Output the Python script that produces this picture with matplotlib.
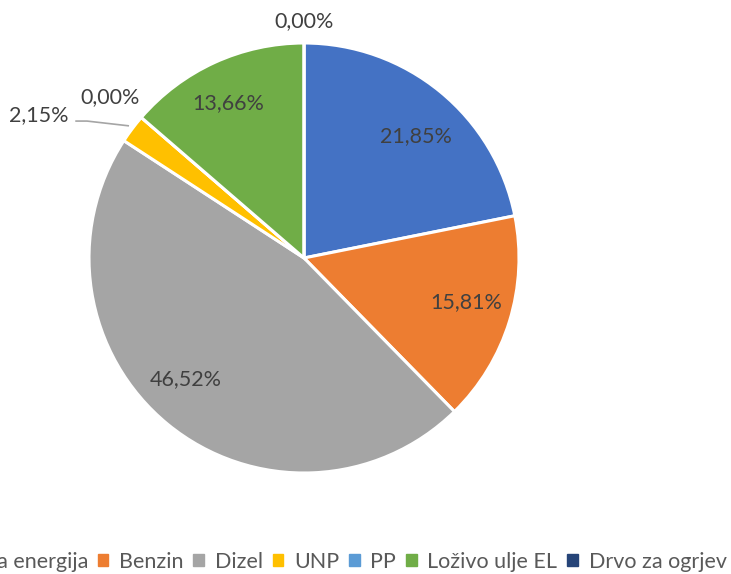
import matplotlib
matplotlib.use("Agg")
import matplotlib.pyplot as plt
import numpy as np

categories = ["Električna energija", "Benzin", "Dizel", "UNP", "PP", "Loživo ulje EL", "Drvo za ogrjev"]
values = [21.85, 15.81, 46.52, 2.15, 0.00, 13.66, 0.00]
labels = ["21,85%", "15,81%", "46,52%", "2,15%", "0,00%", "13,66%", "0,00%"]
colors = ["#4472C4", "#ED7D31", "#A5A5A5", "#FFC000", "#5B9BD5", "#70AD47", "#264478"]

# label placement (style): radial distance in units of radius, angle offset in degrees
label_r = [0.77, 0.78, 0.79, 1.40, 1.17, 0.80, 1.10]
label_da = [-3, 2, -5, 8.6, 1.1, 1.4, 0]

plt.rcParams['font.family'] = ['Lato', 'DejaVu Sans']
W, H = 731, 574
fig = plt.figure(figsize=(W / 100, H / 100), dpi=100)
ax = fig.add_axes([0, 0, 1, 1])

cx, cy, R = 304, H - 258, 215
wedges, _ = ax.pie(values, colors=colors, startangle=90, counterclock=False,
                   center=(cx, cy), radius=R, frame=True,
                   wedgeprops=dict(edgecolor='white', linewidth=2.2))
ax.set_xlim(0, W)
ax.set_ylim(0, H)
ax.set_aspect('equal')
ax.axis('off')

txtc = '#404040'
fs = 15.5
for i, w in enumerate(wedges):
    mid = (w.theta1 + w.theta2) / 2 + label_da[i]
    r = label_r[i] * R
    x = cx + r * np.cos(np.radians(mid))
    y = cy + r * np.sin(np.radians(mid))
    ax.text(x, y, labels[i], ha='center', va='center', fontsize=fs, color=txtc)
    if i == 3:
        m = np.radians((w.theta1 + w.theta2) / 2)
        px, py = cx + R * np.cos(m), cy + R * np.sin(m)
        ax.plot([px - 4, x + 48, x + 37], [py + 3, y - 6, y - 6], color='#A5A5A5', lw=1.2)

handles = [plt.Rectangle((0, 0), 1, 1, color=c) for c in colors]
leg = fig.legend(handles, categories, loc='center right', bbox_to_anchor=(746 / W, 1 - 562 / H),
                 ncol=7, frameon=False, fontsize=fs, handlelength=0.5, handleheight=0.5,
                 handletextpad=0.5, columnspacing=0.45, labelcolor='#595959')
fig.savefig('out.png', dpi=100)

.....

[TASK OBJECTIVE] Exactly reproduce the run of lines from the start of the listing through the line with "ax.axis('off')", inclusive; pictures are not copied.

[OUTPUT FOR THIS EXERCISE]
Output the Python script that produces this picture with matplotlib.
import matplotlib
matplotlib.use("Agg")
import matplotlib.pyplot as plt
import numpy as np

categories = ["Električna energija", "Benzin", "Dizel", "UNP", "PP", "Loživo ulje EL", "Drvo za ogrjev"]
values = [21.85, 15.81, 46.52, 2.15, 0.00, 13.66, 0.00]
labels = ["21,85%", "15,81%", "46,52%", "2,15%", "0,00%", "13,66%", "0,00%"]
colors = ["#4472C4", "#ED7D31", "#A5A5A5", "#FFC000", "#5B9BD5", "#70AD47", "#264478"]

# label placement (style): radial distance in units of radius, angle offset in degrees
label_r = [0.77, 0.78, 0.79, 1.40, 1.17, 0.80, 1.10]
label_da = [-3, 2, -5, 8.6, 1.1, 1.4, 0]

plt.rcParams['font.family'] = ['Lato', 'DejaVu Sans']
W, H = 731, 574
fig = plt.figure(figsize=(W / 100, H / 100), dpi=100)
ax = fig.add_axes([0, 0, 1, 1])

cx, cy, R = 304, H - 258, 215
wedges, _ = ax.pie(values, colors=colors, startangle=90, counterclock=False,
                   center=(cx, cy), radius=R, frame=True,
                   wedgeprops=dict(edgecolor='white', linewidth=2.2))
ax.set_xlim(0, W)
ax.set_ylim(0, H)
ax.set_aspect('equal')
ax.axis('off')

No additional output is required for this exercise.